# Task details
Count only the lines of the records that hold "this", then give the number without any other words.

# Stored data
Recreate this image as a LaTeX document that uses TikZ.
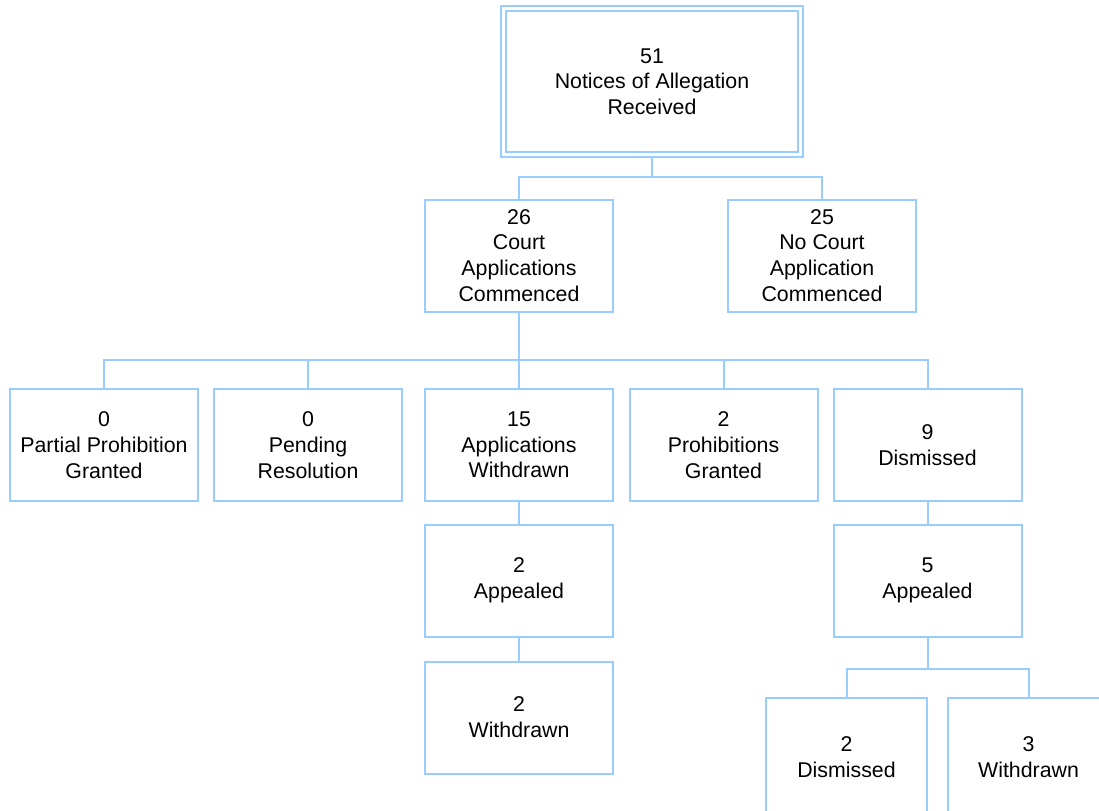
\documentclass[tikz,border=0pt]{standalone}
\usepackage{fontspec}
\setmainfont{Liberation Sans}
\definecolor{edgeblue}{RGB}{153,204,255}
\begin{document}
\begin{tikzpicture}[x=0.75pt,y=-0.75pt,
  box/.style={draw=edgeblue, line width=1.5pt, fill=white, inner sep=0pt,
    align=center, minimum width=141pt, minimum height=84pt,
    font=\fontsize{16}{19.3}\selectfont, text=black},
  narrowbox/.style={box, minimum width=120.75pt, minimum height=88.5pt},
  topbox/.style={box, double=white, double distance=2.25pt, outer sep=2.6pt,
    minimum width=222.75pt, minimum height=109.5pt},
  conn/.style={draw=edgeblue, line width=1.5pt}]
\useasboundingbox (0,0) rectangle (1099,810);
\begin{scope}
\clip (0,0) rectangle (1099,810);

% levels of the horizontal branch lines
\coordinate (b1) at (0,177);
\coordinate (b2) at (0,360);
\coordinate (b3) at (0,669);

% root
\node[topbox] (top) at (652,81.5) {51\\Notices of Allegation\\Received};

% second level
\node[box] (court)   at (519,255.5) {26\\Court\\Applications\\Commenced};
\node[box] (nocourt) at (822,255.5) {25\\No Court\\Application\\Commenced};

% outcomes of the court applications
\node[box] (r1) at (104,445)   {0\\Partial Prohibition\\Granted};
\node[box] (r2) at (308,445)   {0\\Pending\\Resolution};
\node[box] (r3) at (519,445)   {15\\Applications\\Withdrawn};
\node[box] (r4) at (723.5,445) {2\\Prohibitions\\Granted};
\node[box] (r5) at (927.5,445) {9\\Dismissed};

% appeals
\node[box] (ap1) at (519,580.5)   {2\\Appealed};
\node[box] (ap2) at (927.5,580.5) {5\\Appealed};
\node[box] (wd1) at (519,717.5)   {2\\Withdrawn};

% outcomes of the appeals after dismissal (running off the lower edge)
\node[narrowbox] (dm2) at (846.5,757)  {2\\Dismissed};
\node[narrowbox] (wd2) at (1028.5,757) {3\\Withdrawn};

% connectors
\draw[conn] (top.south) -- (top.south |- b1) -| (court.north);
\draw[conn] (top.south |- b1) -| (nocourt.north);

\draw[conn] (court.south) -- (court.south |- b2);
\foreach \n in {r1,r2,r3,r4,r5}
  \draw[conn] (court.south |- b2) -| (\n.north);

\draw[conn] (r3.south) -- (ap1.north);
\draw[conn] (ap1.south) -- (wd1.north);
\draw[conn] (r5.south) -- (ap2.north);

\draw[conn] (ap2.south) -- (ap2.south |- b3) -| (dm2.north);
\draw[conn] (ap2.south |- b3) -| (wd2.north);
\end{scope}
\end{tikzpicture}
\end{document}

---

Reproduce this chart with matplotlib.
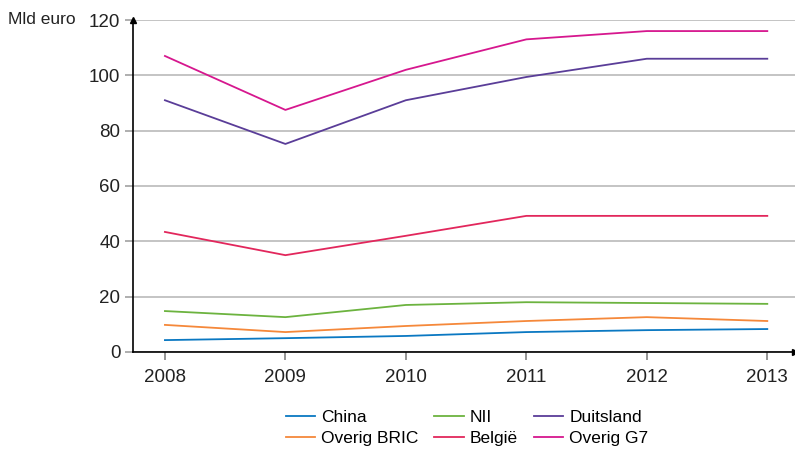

# The solution
2